We will have to keep the home fires burning

Joseph Woulfe believes the energy crisis means we must continue to burn turf

 

EVERYONE in our family visits the bog almost every year. It’s our pilgrimage in some ways. it has been done for generations – to use what nature offers in our locality to heat us through the winter period.

I remember my late father, Charles, building a special timber wheelbarrow to bring the sle’an turf from the bank and carefully laying the sods out to dry in the summer sunshine at Jack at Rita Moroney’s Bog near Mullagh.

On the way home from a hard day’s work, we would be given a treat (or perhaps you could call it a bribe) of ice cream at Sexton’s Shop in Mullagh or the Crosses of Annagh.

Over time, we moved to a more mechanised bog system in Kilmihil where the Coughlan family use a hopper.

In primary school, we learned all about fossil fuels, how they grew and, over time, what they changed into.

They come from the decayed plants and trees that form black peat in Ireland when it was covered by ice during the Ice Age.

If this material was covered over with other layers of material like rock, heavy soil and water, the trapped material formed coal, oil and gas. All these materials were created by nature.
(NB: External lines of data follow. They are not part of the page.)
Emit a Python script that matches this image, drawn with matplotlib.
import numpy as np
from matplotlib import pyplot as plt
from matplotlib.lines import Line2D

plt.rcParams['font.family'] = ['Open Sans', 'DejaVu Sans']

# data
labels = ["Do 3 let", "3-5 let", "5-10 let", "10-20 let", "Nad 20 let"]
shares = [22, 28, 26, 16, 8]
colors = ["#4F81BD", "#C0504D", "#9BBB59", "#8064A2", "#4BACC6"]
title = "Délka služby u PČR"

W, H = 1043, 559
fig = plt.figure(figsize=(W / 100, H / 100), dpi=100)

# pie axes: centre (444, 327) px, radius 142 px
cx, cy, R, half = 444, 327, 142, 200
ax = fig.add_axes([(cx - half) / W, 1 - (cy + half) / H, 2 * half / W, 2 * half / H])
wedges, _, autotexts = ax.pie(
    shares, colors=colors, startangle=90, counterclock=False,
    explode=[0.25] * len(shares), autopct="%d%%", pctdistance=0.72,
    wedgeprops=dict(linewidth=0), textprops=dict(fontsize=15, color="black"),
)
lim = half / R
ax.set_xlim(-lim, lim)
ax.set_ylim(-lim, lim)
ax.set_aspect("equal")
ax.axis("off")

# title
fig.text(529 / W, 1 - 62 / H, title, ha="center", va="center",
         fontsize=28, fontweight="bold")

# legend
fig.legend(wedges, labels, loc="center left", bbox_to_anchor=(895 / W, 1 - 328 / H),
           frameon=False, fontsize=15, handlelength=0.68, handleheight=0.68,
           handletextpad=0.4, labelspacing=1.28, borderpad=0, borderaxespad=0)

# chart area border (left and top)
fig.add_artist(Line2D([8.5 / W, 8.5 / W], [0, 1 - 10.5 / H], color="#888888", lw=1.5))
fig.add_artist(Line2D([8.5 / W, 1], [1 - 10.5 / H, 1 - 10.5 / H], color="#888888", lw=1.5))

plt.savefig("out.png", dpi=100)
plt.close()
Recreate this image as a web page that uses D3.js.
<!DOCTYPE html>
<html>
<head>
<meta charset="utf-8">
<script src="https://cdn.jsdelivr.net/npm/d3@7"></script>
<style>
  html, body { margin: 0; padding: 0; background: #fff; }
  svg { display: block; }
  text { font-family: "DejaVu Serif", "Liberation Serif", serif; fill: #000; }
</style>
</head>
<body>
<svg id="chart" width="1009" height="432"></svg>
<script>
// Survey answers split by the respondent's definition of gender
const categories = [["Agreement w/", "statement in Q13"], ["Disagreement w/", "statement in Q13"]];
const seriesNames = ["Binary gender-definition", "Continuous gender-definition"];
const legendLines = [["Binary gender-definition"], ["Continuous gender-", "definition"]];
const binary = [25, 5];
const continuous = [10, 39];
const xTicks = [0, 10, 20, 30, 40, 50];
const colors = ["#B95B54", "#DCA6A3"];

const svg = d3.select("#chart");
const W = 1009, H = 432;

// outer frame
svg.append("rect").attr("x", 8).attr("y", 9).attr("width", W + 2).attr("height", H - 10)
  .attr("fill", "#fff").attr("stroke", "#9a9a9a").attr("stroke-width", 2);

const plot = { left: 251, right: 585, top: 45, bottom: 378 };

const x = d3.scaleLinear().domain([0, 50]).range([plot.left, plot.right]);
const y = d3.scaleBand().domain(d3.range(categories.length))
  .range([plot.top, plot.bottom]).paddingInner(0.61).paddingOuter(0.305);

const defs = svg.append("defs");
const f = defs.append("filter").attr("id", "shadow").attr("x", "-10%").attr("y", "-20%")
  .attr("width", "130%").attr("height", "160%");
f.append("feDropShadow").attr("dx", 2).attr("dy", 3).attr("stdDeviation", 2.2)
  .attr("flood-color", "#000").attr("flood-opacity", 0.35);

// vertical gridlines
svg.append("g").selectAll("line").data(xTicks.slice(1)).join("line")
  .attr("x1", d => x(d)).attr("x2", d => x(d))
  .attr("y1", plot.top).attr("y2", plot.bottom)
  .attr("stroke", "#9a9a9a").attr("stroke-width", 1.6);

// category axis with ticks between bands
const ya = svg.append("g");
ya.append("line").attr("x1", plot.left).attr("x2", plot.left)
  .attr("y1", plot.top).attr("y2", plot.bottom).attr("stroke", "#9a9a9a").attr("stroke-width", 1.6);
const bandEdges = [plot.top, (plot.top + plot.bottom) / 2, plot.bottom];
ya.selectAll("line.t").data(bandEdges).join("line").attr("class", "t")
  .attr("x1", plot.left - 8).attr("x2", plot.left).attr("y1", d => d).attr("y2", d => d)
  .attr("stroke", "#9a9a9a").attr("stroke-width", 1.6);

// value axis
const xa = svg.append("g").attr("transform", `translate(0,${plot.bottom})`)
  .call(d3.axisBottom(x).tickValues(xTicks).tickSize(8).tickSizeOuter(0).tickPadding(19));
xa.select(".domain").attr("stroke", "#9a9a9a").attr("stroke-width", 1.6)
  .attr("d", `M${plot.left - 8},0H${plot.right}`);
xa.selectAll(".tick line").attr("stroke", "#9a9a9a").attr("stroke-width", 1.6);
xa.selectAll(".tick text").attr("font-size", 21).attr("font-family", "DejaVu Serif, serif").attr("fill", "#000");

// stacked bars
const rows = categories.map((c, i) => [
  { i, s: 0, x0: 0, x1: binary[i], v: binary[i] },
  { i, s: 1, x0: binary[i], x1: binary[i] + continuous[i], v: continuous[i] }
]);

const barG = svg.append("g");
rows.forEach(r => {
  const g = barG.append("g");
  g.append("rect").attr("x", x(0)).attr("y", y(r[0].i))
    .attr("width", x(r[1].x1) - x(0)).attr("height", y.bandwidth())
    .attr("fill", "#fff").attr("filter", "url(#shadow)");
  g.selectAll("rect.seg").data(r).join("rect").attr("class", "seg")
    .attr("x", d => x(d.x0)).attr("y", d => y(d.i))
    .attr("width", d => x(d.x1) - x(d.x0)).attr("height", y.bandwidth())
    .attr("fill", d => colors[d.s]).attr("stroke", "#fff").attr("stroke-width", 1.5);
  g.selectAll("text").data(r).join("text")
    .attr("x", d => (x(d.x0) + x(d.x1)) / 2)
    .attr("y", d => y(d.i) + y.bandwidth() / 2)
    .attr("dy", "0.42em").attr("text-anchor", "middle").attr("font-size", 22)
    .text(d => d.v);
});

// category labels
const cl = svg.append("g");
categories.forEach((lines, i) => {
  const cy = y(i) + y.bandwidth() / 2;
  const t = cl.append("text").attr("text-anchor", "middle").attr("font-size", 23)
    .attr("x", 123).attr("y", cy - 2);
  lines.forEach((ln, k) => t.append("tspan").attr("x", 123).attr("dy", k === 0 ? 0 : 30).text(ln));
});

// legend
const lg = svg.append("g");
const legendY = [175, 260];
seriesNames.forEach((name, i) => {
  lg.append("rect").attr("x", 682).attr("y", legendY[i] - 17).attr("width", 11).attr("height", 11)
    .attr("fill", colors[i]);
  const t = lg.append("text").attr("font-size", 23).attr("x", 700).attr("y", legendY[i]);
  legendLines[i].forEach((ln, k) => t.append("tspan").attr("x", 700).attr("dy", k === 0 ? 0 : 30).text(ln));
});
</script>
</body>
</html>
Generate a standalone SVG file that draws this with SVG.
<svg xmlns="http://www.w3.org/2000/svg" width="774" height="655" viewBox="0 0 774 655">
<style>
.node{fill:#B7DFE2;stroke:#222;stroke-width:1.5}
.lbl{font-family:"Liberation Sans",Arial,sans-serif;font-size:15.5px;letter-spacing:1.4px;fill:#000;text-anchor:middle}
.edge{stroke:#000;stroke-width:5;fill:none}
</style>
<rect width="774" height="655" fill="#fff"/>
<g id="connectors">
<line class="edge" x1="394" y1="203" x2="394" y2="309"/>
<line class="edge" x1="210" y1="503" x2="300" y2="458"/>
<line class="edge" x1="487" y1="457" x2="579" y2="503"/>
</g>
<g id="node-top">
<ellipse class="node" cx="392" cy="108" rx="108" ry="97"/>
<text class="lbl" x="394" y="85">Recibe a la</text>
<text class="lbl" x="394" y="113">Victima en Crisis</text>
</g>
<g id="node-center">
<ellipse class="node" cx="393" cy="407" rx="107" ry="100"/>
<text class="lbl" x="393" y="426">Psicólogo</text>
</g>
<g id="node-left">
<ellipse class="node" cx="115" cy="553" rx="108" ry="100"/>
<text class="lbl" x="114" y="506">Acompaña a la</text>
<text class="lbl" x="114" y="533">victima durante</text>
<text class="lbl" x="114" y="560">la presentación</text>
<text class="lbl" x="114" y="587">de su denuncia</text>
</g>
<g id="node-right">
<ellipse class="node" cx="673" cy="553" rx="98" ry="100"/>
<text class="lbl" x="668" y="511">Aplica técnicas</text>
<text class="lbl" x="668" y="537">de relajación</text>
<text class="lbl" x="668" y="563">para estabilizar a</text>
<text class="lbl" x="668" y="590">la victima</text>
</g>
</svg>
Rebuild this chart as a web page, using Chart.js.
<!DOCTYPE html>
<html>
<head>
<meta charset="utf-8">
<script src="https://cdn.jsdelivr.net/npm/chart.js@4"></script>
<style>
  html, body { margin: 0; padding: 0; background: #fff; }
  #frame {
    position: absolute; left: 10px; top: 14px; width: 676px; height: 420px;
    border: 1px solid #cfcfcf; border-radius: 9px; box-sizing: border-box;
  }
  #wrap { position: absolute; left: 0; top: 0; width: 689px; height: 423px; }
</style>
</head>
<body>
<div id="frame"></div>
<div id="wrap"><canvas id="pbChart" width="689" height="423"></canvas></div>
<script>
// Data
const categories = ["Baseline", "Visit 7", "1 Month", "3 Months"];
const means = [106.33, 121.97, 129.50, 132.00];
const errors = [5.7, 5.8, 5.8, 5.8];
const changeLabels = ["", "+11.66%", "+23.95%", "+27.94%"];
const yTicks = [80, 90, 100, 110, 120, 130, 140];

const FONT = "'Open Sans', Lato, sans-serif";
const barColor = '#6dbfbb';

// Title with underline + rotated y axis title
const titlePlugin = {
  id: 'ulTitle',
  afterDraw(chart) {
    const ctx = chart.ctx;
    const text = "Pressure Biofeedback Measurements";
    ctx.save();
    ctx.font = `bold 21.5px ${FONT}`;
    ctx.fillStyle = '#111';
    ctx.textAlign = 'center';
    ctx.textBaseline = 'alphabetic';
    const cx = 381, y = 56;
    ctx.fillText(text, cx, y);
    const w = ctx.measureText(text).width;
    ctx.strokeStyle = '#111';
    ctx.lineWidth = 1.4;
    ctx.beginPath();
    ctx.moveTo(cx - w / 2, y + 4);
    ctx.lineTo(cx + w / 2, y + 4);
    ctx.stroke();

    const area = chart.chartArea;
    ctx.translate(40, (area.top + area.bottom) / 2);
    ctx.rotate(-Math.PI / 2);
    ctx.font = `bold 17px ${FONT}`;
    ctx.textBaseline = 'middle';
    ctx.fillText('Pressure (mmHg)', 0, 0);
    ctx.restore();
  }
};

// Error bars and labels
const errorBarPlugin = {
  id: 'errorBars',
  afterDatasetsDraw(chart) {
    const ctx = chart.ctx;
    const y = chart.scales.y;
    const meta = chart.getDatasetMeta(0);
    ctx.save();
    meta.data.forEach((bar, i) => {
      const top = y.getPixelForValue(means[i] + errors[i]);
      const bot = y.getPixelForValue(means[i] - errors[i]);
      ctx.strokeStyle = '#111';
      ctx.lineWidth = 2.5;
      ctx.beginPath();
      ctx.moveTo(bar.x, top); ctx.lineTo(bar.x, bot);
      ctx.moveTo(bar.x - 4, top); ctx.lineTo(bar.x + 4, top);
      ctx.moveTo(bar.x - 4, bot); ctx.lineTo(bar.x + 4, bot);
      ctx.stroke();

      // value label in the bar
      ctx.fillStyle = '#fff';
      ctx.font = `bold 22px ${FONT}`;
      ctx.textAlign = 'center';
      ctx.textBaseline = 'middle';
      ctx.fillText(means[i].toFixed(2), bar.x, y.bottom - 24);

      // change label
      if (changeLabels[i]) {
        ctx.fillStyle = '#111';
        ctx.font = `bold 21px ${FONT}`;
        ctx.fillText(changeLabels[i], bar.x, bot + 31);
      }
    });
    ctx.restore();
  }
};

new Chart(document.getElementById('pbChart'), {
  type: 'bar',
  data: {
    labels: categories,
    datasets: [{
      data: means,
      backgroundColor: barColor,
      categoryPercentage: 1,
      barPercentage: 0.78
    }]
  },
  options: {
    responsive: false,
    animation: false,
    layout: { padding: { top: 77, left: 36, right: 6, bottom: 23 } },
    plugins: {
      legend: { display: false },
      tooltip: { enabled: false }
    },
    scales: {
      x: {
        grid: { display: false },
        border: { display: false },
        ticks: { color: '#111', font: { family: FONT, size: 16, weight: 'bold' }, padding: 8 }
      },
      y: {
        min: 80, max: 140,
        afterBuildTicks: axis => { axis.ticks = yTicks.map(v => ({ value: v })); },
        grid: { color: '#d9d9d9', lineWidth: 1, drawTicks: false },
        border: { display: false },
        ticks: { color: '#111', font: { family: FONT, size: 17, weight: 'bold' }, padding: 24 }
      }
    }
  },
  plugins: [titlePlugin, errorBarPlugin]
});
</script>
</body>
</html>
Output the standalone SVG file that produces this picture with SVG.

So, this being the case, importing a peat fuel with added transport from Eastern Europe makes zero sense to me, and many others. It is unsustainable and adds a far greater transport footprint.

To bring peat from the likes of Germany, Lithuania, Belarus and Ukraine is off-the-wall crazy, especially when we have it locally.

In recent weeks, the move to ban the advertising of indigenous Irish fuel (turf) while continuing to allow the advertising of imported oil is pro-international trade deal, but anti-domestic enterprise decision.

So the billionaire Shell and Exxon Mobil companies will make further wealth and local enterprise will suffer.

Does the home heating oil industry, with prices of a continuously upward direction, need to be given an even more dominant position in Ireland?

In recent times, with the Russia-Ukraine war, my view would be we should use local fuel to get us through this period and import less foreign heating substances.

If Europe requires gas for this winter, we could be asked to export to them. This is not the time to reduce home heating options. Remember how all fossil fuels come from the same source.

This summer, our family will continue to support a local model and have a cosy home for the winter ahead, with no worries about supply availability or price hikes issues.

Now of course the work of saving the turf takes a good deal of time in the summer. But these chores have rewards. An oil or gas burner, or an electric fan, cannot compete with the magic of winter’s night in front of the fire, when you see the flames glow in the different shades of light and half light, and hear the odd creak and crack that the fire makes. The smell of the peat is just unique too.

I will leave you with one final thought. If one was to knock over a bucket of turf onto the ground, it won’t damage the eco system, but if you spilt a bucket of oil that would be a completely different story altogether.